Starling details have emerged of how Canadian police used a Facebook to crack a two-year-long murder investigation.
On Monday, 21-year-old Cheyenne Rose Antoine pleaded guilty to killing her friend, 18-year-old Brittney Gargol, 18, in Saskatchewan two years ago.
According to the BBC, Brittney’s body was found strangled to death near landfill in March 2015.
A selfie taken hours before Brittney’s death and posted to Facebook showed Cheyenne wearing a distinctive black belt. The same belt was found near her friend’s body and believed to be the murder weapon.
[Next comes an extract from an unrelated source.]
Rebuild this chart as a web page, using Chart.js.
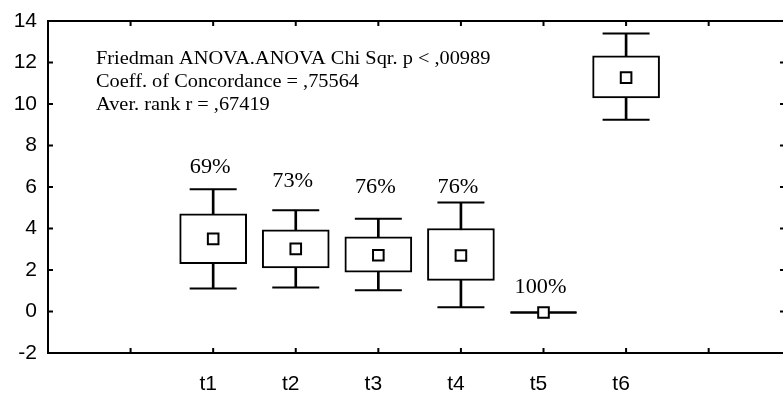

Cheyenne had told authorities that she and her friend had been out drinking and got into an argument, but that she couldn’t remember strangling Brittney on the night of her death. She also claimed her friend had gone home with an unnamed man that evening, The Sun reports.
But after examination of the selfie and by piecing a together a timeline from other social media pictures, police charged the 21-year-old with second-degree murder.
Cheyenne has now taken responsibility for Britney’s death—although she says she does not remember killing her—and plead guilty to the lesser charge of manslaughter. She was sentenced to seven years in jail on Monday.
“I will never forgive myself. Nothing I say or do will ever bring her back,” Cheyenne said in a statement issued through her lawyer.
“I am very, very sorry … It shouldn’t have ever happened.”